Senate Republicans Support Gay Marriage Bill
Read time: 3 minutes 50 seconds
If people are confused by the ‘Red Ripple’ that underwhelmed the midterm elections, they need only to look at the state of Republicans in Congress.
The party that once stood for traditional, Christian values cannot claim to do so anymore.
These are politicians who are not speaking out against the moral decay plaguing America, but embracing it and pushing it forward into law.
The ironically named Respect for Marriage Act (RMA), which will codify gay marriage and opens the door to national recognition of forced child marriages, polygamy and any other redefined form of ‘marriage,’ passed a procedural vote with enough votes from Republican senators joining the Democrats to avoid a filibuster.
The Republican senators were: Roy Blunt (MO), Richard Burr (NC), Shelley Moore Capito (WV), Susan Collins (ME), Todd Young (IN), Joni Ernst (IA), Cynthia Lummis (WY), Lisa Murkowski (AK), Rob Portman (OH), Mitt Romney (UT), Dan Sullivan (AK) and Thom Tillis (NC).
An agreement was made on Monday with a group of bi-partisan senators to put additional religious protections within the bill.
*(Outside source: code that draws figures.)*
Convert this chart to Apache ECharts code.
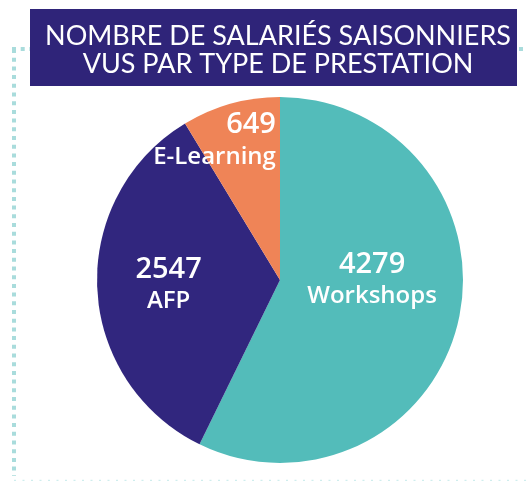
<!DOCTYPE html>
<html><head><meta charset="utf-8">
<script src="https://cdn.jsdelivr.net/npm/echarts@6/dist/echarts.min.js"></script>
<style>html,body{margin:0;padding:0;background:#fff}#c{width:526px;height:481px}</style>
</head><body><div id="c"></div>
<script>
const titleLines = ['NOMBRE DE SALARIÉS SAISONNIERS', 'VUS PAR TYPE DE PRESTATION'];
const categories = ['Workshops', 'AFP', 'E-Learning'];
const values = [4279, 2547, 649];
const colors = ['#53bcba', '#31267e', '#ef8457'];
const labelOffsets = [[0, -22], [-17, 0], [-40, -49]];
const lineAligns = ['center', 'center', 'right'];

const chart = echarts.init(document.getElementById('c'));
const data = categories.map((c, i) => ({
  name: c, value: values[i],
  itemStyle: { color: colors[i] },
  label: {
    offset: labelOffsets[i],
    rich: {
      v: { color: '#fff', fontFamily: 'Open Sans', fontWeight: 600, fontSize: 29, lineHeight: 34, align: lineAligns[i] },
      n: { color: '#fff', fontFamily: 'Open Sans', fontWeight: 600, fontSize: 24, lineHeight: 30, align: lineAligns[i] }
    }
  }
}));

const dots = [];
dots.push({ type: 'line', shape: { x1: 14, y1: 49, x2: 14, y2: 476 },
  style: { stroke: '#a9dcdc', lineWidth: 4, lineDash: [4, 4.7], lineCap: 'butt' } });
dots.push({ type: 'line', shape: { x1: 12, y1: 49, x2: 30, y2: 49 },
  style: { stroke: '#a9dcdc', lineWidth: 4, lineDash: [4, 4.7] } });
dots.push({ type: 'line', shape: { x1: 519, y1: 49, x2: 526, y2: 49 },
  style: { stroke: '#a9dcdc', lineWidth: 4, lineDash: [4, 4.7] } });
dots.push({ type: 'line', shape: { x1: 14, y1: 480.5, x2: 526, y2: 480.5 },
  style: { stroke: '#cfeded', lineWidth: 1.5, lineDash: [2, 6.5] } });

chart.setOption({
  animation: false,
  title: {
    text: titleLines.join('\n'),
    left: 273, top: 17, textAlign: 'center',
    textStyle: { color: '#ffffff', fontFamily: 'Lato', fontWeight: 'normal', fontSize: 27, lineHeight: 28 }
  },
  graphic: [
    { type: 'rect', z: -1, shape: { x: 30, y: 9, width: 487, height: 77 }, style: { fill: '#2f2479' } },
    ...dots
  ],
  series: [{
    type: 'pie',
    center: [280, 280],
    radius: [0, 183],
    startAngle: 90,
    clockwise: true,
    data: data,
    label: {
      show: true, position: 'inside',
      formatter: p => '{v|' + p.value + '}\n{n|' + p.name + '}'
    },
    labelLine: { show: false },
    emphasis: { disabled: true }
  }]
});
</script></body></html>
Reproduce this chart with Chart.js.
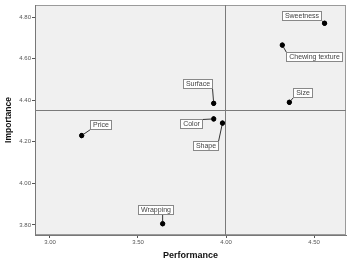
<!DOCTYPE html>
<html>
<head>
<meta charset="utf-8">
<script src="https://cdn.jsdelivr.net/npm/chart.js@4.4.1/dist/chart.umd.min.js"></script>
<style>
html,body{margin:0;padding:0;background:#fff;}
#wrap{width:350px;height:258px;}
</style>
</head>
<body>
<div id="wrap"><canvas id="c" width="350" height="258"></canvas></div>
<script>
// ---- data ----
const attributes = ['Sweetness','Chewing texture','Surface','Size','Color','Shape','Price','Wrapping'];
const performance = [4.56, 4.32, 3.93, 4.36, 3.93, 3.98, 3.18, 3.64];
const importance  = [4.77, 4.665, 4.385, 4.39, 4.31, 4.29, 4.23, 3.806];
const meanPerformance = 3.995;
const meanImportance = 4.352;
const xTickStep = 0.5;
const yTickStep = 0.2;
// label box offsets (style: pixels from point to label centre)
const labelOffsets = [[-23,-8],[32,11.5],[-16,-19.5],[13,-9.5],[-23,5],[-17,22],[19,-11],[-7,-14]];

const FONT = "'Liberation Sans', Arial, sans-serif";

const bgPlugin = {
  id: 'bg',
  beforeDraw(chart) {
    const {ctx, chartArea: a} = chart;
    ctx.save();
    ctx.fillStyle = '#f0f0f0';
    ctx.fillRect(a.left, a.top, a.right - a.left, a.bottom - a.top);
    ctx.strokeStyle = '#9a9a9a';
    ctx.lineWidth = 1;
    ctx.strokeRect(Math.round(a.left) + 0.5, Math.round(a.top) + 0.5, Math.round(a.right - a.left) - 1, Math.round(a.bottom - a.top) - 1);
    ctx.restore();
  },
  beforeDatasetsDraw(chart) {
    const {ctx, chartArea: a, scales} = chart;
    const xp = Math.round(scales.x.getPixelForValue(meanPerformance)) + 0.5;
    const yp = Math.round(scales.y.getPixelForValue(meanImportance)) + 0.5;
    ctx.save();
    ctx.strokeStyle = '#7a7a7a';
    ctx.lineWidth = 1;
    ctx.beginPath();
    ctx.moveTo(xp, a.top); ctx.lineTo(xp, a.bottom);
    ctx.moveTo(a.left, yp); ctx.lineTo(a.right, yp);
    ctx.stroke();
    ctx.restore();
  }
};

const labelPlugin = {
  id: 'labels',
  afterDatasetsDraw(chart) {
    const {ctx} = chart;
    const meta = chart.getDatasetMeta(0);
    ctx.save();
    ctx.font = '7px ' + FONT;
    ctx.textAlign = 'center';
    ctx.textBaseline = 'middle';
    meta.data.forEach((pt, i) => {
      const txt = attributes[i];
      const [dx, dy] = labelOffsets[i];
      const cx = pt.x + dx, cy = pt.y + dy;
      const w = Math.round(ctx.measureText(txt).width + 5);
      const h = 9;
      const l = Math.round(cx - w / 2) + 0.5, t = Math.round(cy - h / 2) + 0.5;
      const nx = Math.min(Math.max(pt.x, l), l + w);
      const ny = Math.min(Math.max(pt.y, t), t + h);
      ctx.strokeStyle = '#333';
      ctx.lineWidth = 1;
      ctx.beginPath();
      ctx.moveTo(pt.x, pt.y); ctx.lineTo(nx, ny);
      ctx.stroke();
      ctx.fillStyle = '#fff';
      ctx.fillRect(l, t, w, h);
      ctx.strokeStyle = '#888';
      ctx.strokeRect(l, t, w, h);
      ctx.fillStyle = '#444';
      ctx.fillText(txt, l + w / 2, t + h / 2 + 0.5);
      ctx.fillStyle = '#000';
      ctx.beginPath();
      ctx.ellipse(pt.x, pt.y, 2, 2.6, 0, 0, Math.PI * 2);
      ctx.fill();
    });
    ctx.restore();
  }
};

new Chart(document.getElementById('c'), {
  type: 'scatter',
  data: {
    datasets: [{
      data: performance.map((p, i) => ({x: p, y: importance[i]})),
      backgroundColor: '#000',
      borderColor: '#000',
      pointRadius: 2.2,
      pointHoverRadius: 2.2
    }]
  },
  options: {
    responsive: false,
    animation: false,
    devicePixelRatio: 1,
    layout: {padding: {top: 5, right: 4, left: 0, bottom: 0}},
    plugins: {legend: {display: false}, tooltip: {enabled: false}},
    scales: {
      x: {
        type: 'linear',
        min: 2.9148, max: 4.6818,
        afterFit(s) { s.height = 23; },
        ticks: {
          stepSize: xTickStep, includeBounds: false,
          callback: v => Number(v).toFixed(2),
          font: {size: 6, family: FONT}, color: '#555', padding: 1, maxRotation: 0
        },
        grid: {drawOnChartArea: false, drawTicks: true, tickLength: 3, color: '#555'},
        border: {display: true, color: '#777'},
        title: {display: true, text: 'Performance', font: {size: 9, weight: 'bold', family: FONT}, color: '#111', padding: {top: 1, bottom: -3}}
      },
      y: {
        type: 'linear',
        min: 3.7519, max: 4.8577,
        afterFit(s) { s.width = 35; },
        ticks: {
          stepSize: yTickStep, includeBounds: false,
          callback: v => Number(v).toFixed(2),
          font: {size: 6, family: FONT}, color: '#555', padding: 1
        },
        grid: {drawOnChartArea: false, drawTicks: true, tickLength: 3, color: '#555'},
        border: {display: true, color: '#777'},
        title: {display: true, text: 'Importance', font: {size: 8.5, weight: 'bold', family: FONT}, color: '#111', padding: {top: 4, bottom: 0}}
      }
    }
  },
  plugins: [bgPlugin, labelPlugin]
});
</script>
</body>
</html>
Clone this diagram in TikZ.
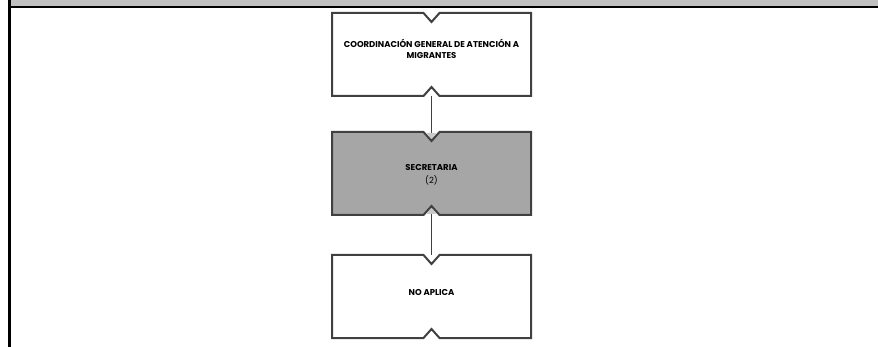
\documentclass[tikz,border=0pt]{standalone}
\usepackage{fontspec}
\setmainfont{Poppins}
\usetikzlibrary{calc,arrows.meta}

\definecolor{bandgray}{HTML}{C0C0C0}
\definecolor{edgegray}{HTML}{404040}
\definecolor{fillgray}{HTML}{A6A6A6}
\definecolor{linkgray}{HTML}{404040}
\definecolor{tipgray}{HTML}{C8C8C8}

% outline of a box with a notch cut into the top and bottom edges
\newcommand\notchedoutline[2]{%
  \draw[boxline,#2] (#1.north west) -- ($(#1.north)+(-8,0)$) -- ($(#1.north)+(0,9)$)
    -- ($(#1.north)+(8,0)$) -- (#1.north east) -- (#1.south east)
    -- ($(#1.south)+(8,0)$) -- ($(#1.south)+(0,-9)$) -- ($(#1.south)+(-8,0)$)
    -- (#1.south west) -- cycle;}

\begin{document}
\begin{tikzpicture}[x=1pt,y=-1pt,
  frame/.style={shape=rectangle,draw=none,minimum width=199pt,minimum height=83pt,inner sep=0pt,outer sep=0pt},
  boxline/.style={draw=edgegray,line width=2pt,line join=miter},
  lbl/.style={font=\fontsize{8.5}{11}\selectfont\bfseries,align=center,inner sep=0pt,text=black},
  link/.style={draw=linkgray,line width=1.5pt,-{Triangle[width=9pt,length=7pt,color=tipgray]}}]

\useasboundingbox (0,0) rectangle (878,347);

% header band and frame lines
\fill[bandgray] (10.5,0) rectangle (878,6.5);
\draw[black,line width=2pt] (10.5,7.3) -- (878,7.3);
\draw[black,line width=2.3pt] (9.5,0) -- (9.5,347);

% box frames
\node[frame] (b1) at (431.5,54.5) {};
\node[frame] (b2) at (431.5,173.5) {};
\node[frame] (b3) at (431.5,296.5) {};

% connectors
\draw[link] (b1.south) -- ($(b2.north)+(0,8)$);
\draw[link] (b3.north) -- ($(b2.south)+(0,-8)$);

% outlines
\notchedoutline{b1}{fill=white}
\notchedoutline{b2}{fill=fillgray}
\notchedoutline{b3}{fill=white}

% texts
\node[lbl] (t1) at (431.5,48.5) {COORDINACIÓN GENERAL DE ATENCIÓN A\\MIGRANTES};
\node[lbl,font=\fontsize{8.5}{13}\selectfont\bfseries] (t2) at (431.5,174.5) {SECRETARIA\\{\mdseries (2)}};
\node[lbl] (t3) at (431.5,293) {NO APLICA};
\end{tikzpicture}
\end{document}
Senators Thom Tillis (R-NC), Tammy Baldwin (D-WI), Susan Collins (R-ME), Rob Portman (R-OH), and Kyrsten Sinema (D-AZ) claim the “legislation fully respects and protects Americans’ religious liberties and diverse beliefs, while leaving intact the core mission of the legislation to protect marriage equality,” and that the added amendment “protects all religious liberty and conscience protections available under the Constitution or Federal law.”
Just prior to the passing of this procedural vote, the Church of Jesus Christ of Latter-day Saints expressed support for the newer version of the bill with the added religious liberty protections.
“We believe this approach is the way forward,” the Mormon church said in a statement. “As we work together to preserve the principles and practices of religious freedom together with the rights of LGBTQ individuals, much can be accomplished to heal relationships and foster greater understanding.”
The RMA also repeals the Defense of Marriage Act signed into law under the Clinton administration in 1996, which defined marriage as between one man and one woman. It also allowed individual states to not recognize same-sex marriages.
With attorneys general like Merrick Garland, anyone who is philosophically, religiously or morally opposed to marriages other than traditional marriage, can expect investigations and the lawsuits that will soon follow.
Yet those who have actually read the bill, like senior counsel for the Alliance Defending Freedom Greg Baylor, say that “the original version of the bill created serious threats to religious liberty. The changes to the bill did virtually nothing to address those threats. The amendments to the bill that purport to protect religious liberty are mere window dressing,” Baylor told the Daily Wire.
Baylor believes the bill “gives the IRS one more building block in its case to take away the taxes and status of nonprofits that hold traditional views on marriage.” He added that the bill “creates a threat to religious social service agencies that work with the government,” and could “affect how religious freedom cases are analyzed more broadly.”
Senator Mike Lee (R-UT) disagreed with his colleague Mitt Romney who supported the bill, and released a statement bemoaning the lack of religious protection within the bill.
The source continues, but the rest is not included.